The problem this time around is that a number of freshmen Republicans ran on anti-spending, anti-debt campaigns, and they're not sure they can support yet another hike in the debt ceiling. And if not enough Congress critters go for raising the limit, then there just might be a government shutdown. Just like vampires need blood to survive, Washington needs debt to keep working, or so the theory goes.

Paul Krugman, for example, warned just yesterday that thanks to GOP stubbornness, numerous public services could be at risk. "It's hard to see how this situation is resolved without a major crisis of some kind," he wrote. Isn't it plain to see that ever-rising debt is as American as apple pie, that good government and more debt go together like peanut butter and jelly, that it is our manifest destiny to continue taking out loans on the taxpayer's tab until government borrowing has utterly transcended cliche?

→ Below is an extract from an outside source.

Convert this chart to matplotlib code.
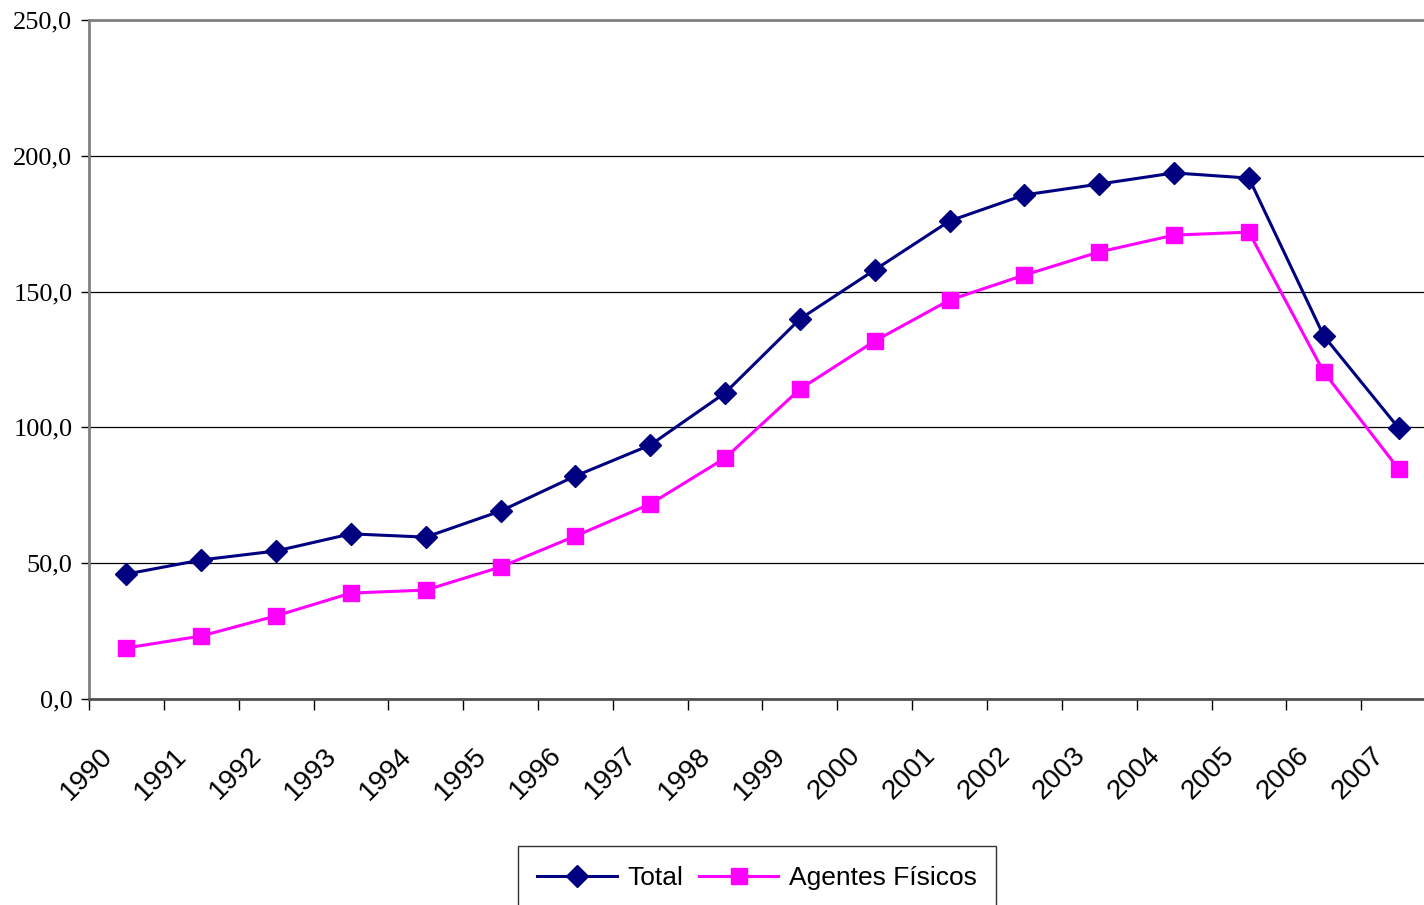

Clearly, Krugman is laying the groundwork to blame debt-skeptics when the the issue starts to make bigger headlines next year. But it's worth looking at what's really going on. First, there's little indication that most Republicans will simply refuse to raise the limit, period, no dealing. That may be the case for some freshmen, but it's doubtful that a flat refusal will end up being the primary Republican position. Presumptive House Majority Leader John Boehner is already indicating that he'll work to ensure that it's raised. And even the eternal foes of expanding government revenue at Grover Norquist's Americans for Tax Reform have agreed that "no one, regardless of who is in the majority, wants to see the US default on its debt." Instead, Republicans will probably attempt to pitch Obama and the Democratic party a sort of bargain in which Democrats agree to significant spending cuts and Republicans go along with an increase in the debt ceiling. If Democrats won't agree to those terms, and government operations go through a rough patch, will it really be entirely the GOP's fault for refusing to raise the ceiling?

So you can probably count on some serious debt-related drama as the debate grows. But it's also worth noting that, as The Manhattan Institute's Josh Barro wrote earlier this month, it's not clear that a drawn out battle over the debt limit actually would lead to a default or a government shutdown.

The consensus view seems to be that a debt limit impasse will lead to an acute crisis: at least a government shutdown, possibly a failure to make interest payments on government bonds, and an ensuing spike in bond yields and fall in stock prices. The urgency of the crisis would make it self-limiting, one side would quickly cave, and Congress would approve a debt limit increase.

I think another scenario is at least as plausible: failure to raise the debt limit could lead to a prolonged standoff, with the Obama Administration using financial strategies and accounting gimmicks to stay technically within the limit and continue operating the government. In doing so, the Administration would draw on plans created when the federal government hit the debt limit in 1995, and essentially copy tactics that are regularly used by illiquid state governments. Obama and the Congress could muddle through for months or, theoretically, years without a debt limit increase, and without an acute crisis in the bond markets.

Barro's column lays out a host of strategies that might allow the Obama administration to proceed temporarily without either raising the debt limit or shutting down the government, and it's worth reading in full. But the key points he makes are that previous governments have made provisions for the possibility of a debt-limit showdown, and previous battles over the debt ceiling didn't actually trigger significant market panic. Instead, markets remained confident that the U.S. would eventually find a way to pay its bills, presumably by reaching an agreement to allow the borrowing to continue somehow or another.

This is one of the consequences of allowing the government to take a lax attitude toward debt for years on end. In the near term, lifting the debt ceiling may be inevitable.

All of which is to say that you can probably expect Washington to go ahead and loosen its belt another notch once again. The important question is whether it will also agree to go on a diet as it does.